Reposted from The Sudbury Star
Re: “Tories, Liberals clash over Ring of Fire” — Jan. 28.
The article, just as the arguing politicians did, ignores the First Nations elephant in the room.
Recent high court decisions, citing their right to be “consulted and accommodated,” have given First Nation bands in Canada a virtual veto over whether, and on what terms, any new project on Crown lands in their neighbourhood goes ahead.
These decisions, while representing a huge legal and economic windfall for First Nation bands, also represent a very harmful diminution of legitimate and necessary (necessary for rational economic development and for the welfare of all Canadians, regardless of race) Crown sovereignty.
Instead of there being two founts of legal sovereignty in Canada, as was traditionally the case since Confederation — the provincial Crowns and the federal Crown — in the area of economic development on Crown lands, we now have three — the third being First Nations bands.
This was basically confirmed by former Ontario cabinet minister George Smitherman, now a paid consultant to Greenstone, one of the contenders for the chromite processing facility for Cliff Natural Resources’ Black Thor deposit, and more importantly, the Matawa Tribal Council, when he recently said that “First Nations will have the ultimate say on how the Ring of Fire mineral developments will unfold, and that includes the location of the proposed ferrochrome smelter.”

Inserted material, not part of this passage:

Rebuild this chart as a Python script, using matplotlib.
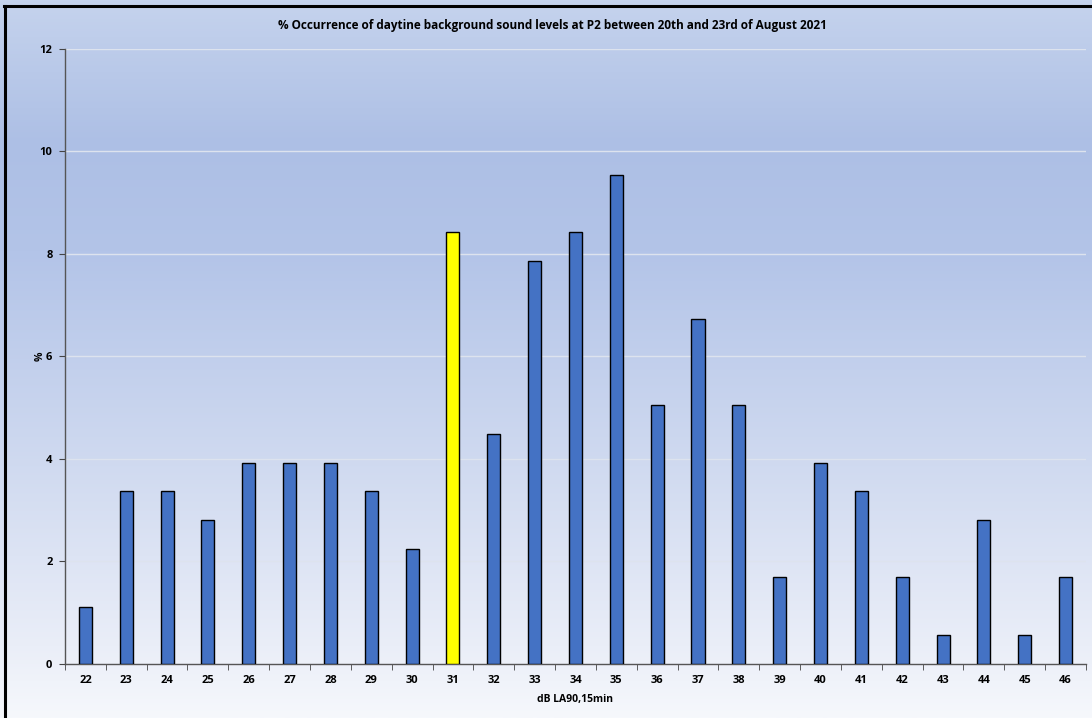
#!/usr/bin/env python3

import numpy as np
import matplotlib
matplotlib.use("Agg")
import matplotlib.pyplot as plt
from matplotlib.lines import Line2D
import matplotlib.ticker as mticker

levels = [22, 23, 24, 25, 26, 27, 28, 29, 30, 31, 32, 33, 34, 35, 36, 37, 38, 39, 40, 41, 42, 43, 44, 45, 46]
occurrence = [1.12, 3.37, 3.37, 2.81, 3.93, 3.93, 3.93, 3.37, 2.25, 8.43, 4.49, 7.87, 8.43, 9.55, 5.06,
              6.74, 5.06, 1.69, 3.93, 3.37, 1.69, 0.56, 2.81, 0.56, 1.69]
highlight_level = 31
yticks = [0, 2, 4, 6, 8, 10, 12]

plt.rcParams["font.family"] = ["Open Sans", "DejaVu Sans"]

fig = plt.figure(figsize=(10.92, 7.18), dpi=100)

# background gradient (top -> bottom)
bg = fig.add_axes([0, 0, 1, 1], zorder=-10)
stops = np.array([0.0, 0.2, 0.35, 0.65, 0.9, 1.0])
cols = np.array([[197, 211, 237], [173, 191, 229], [179, 196, 232],
                 [208, 218, 240], [234, 238, 248], [246, 248, 252]]) / 255
t = np.linspace(0, 1, 400)
grad = np.stack([np.interp(t, stops, cols[:, i]) for i in range(3)], axis=-1)
bg.imshow(grad[:, None, :], aspect="auto", extent=[0, 1, 0, 1])
bg.set_axis_off()

# frame (only left/top fall inside the picture)
fig.add_artist(Line2D([0.005, 0.005], [0, 0.992], transform=fig.transFigure, color="black", lw=2.2))
fig.add_artist(Line2D([0.004, 1], [0.992, 0.992], transform=fig.transFigure, color="black", lw=2.2))

ax = fig.add_axes([0.0595, 0.0752, 0.9350, 0.8566])
ax.patch.set_alpha(0)

x = np.arange(len(levels))
colors = ["#ffff00" if lv == highlight_level else "#4472c4" for lv in levels]
ax.bar(x, occurrence, width=0.32, color=colors, edgecolor="black", linewidth=1.0, zorder=3)

ax.set_xlim(-0.5, len(levels) - 0.5)
ax.set_ylim(0, 12)
ax.set_yticks(yticks)
ax.set_xticks(x)
ax.set_xticklabels([str(lv) for lv in levels])
ax.xaxis.set_minor_locator(mticker.FixedLocator(np.arange(len(levels) + 1) - 0.5))
ax.tick_params(axis="x", which="major", length=0, pad=8, labelsize=8)
ax.tick_params(axis="x", which="minor", length=4, color="#444444", direction="out")
ax.tick_params(axis="y", length=4, color="#444444", labelsize=8, pad=5)
for lab in ax.get_xticklabels() + ax.get_yticklabels():
    lab.set_fontweight("bold")

ax.grid(axis="y", color="#dde3ee", linewidth=1.0, zorder=0)
ax.set_axisbelow(True)
for side in ["top", "right"]:
    ax.spines[side].set_visible(False)
for side in ["left", "bottom"]:
    ax.spines[side].set_color("#555555")
    ax.spines[side].set_linewidth(1.0)

ax.set_xlabel("dB LA90,15min", fontsize=7.5, fontweight="bold", labelpad=6)
ax.set_ylabel("%", fontsize=7.5, fontweight="bold")
ax.yaxis.set_label_coords(-0.0186, 0.5)
fig.text(0.506, 0.964, "% Occurrence of daytine background sound levels at P2 between 20th and 23rd of August 2021",
         ha="center", va="center", fontsize=8.5, fontweight="bold")

fig.savefig("out.png", dpi=100)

As all the politicians well know, but are afraid to tell people, the Black Thor project will not go ahead in anything like a timely, rational fashion unless every First Nations band remotely nearby is “accommodated” to its satisfaction; that is, with jobs, contracts and even equity participation.
There is the unenviable, and sometimes even surreal, task of the excellent and well-meaning Ring of Fire Secretariat, Christine Kaszycki, to try to find out what each First Nations band’s payoff “accommodation” bottom line demands are and then try to get the other players to agree with them.
Nipissing MPP Vic Fedeli should not be criticizing her. She’s trying her best to do a difficult, if not impossible, job.
Instead, he should be roundly lambasting all the provincial and federal politicians and civil service elites who, over the last 10 years, have timidly stood by as silent, unprotesting and passive enablers as our high courts in Ottawa and Toronto have surely and steadily emasculated Crown sovereignty to the extent that, with respect to economic development on Crown lands, our elected governments are no longer ultimate masters in their own respective houses, and worth projects like Black Thor are held hostage to uncertain, ill-defined, unending economic shakedown-like accommodation and consultation process.